Turkey interest rates Reuters/Cagla Gurdogan
The central bank's international net reserves were estimated to have risen $6.6bn to $7bn last week

The Turkish central bank’s total reserves rose $2 billion last week to a record of $136.5 billion, five bankers’ calculations showed on Tuesday, sustaining an uptrend after it adopted more orthodox monetary policy since June.

The central bank has raised interest rates by 3,150 basis points since June, when President Tayyip Erdogan appointed former Wall Street banker Hafize Gaye Erkan as its governor. It has hiked its policy rate by 500 points in each of the last three months.

Alongside the rate hikes, Ankara’s move towards policy orthodoxy after elections in May has included abandoning a practice of using reserves to support the lira.

The central bank did not comment on the reserves figures. Official data will be released on Thursday. The previous all-time high for total reserves was $135.96 billion in December 2013. Since June they have surged $38 billion.

Bankers’ calculations also show that the central bank’s international net reserves were estimated to have risen $6.6 billion to $7.0 billion last week, rising from $29 billion to near $36 billion.

On June 2, just after Erdogan won re-election, net reserves were minus $5.7 billion, their lowest since data publication began in 2002. Since June, net reserves have surged more than $41 billion.

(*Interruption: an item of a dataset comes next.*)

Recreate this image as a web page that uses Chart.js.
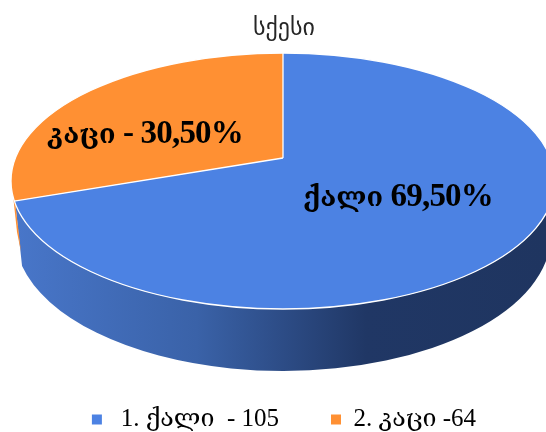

As a result of the previous unorthodox policy – primarily keeping interest rates low despite high inflation – foreign investors have steered clear of Turkey. However, the policy U-turn has led to renewed cautious investor interest.

Recent reports, including from institutions such as Deutsche Bank and JPMorgan, say that lira-denominated instruments may be one of the best trades among emerging markets in 2024.

The lira has slumped in the last three years after a currency crisis in late 2021. This year it shed 35 percent against the dollar.  

Central bank officials told Reuters last week that they had begun to observe fund inflows into the lira “by large-scale institutional investors located on the US west coast.”

The central bank said this month it will hold an “Investor Day” meeting in New York on January 11 in what it described as the first such meeting in this format.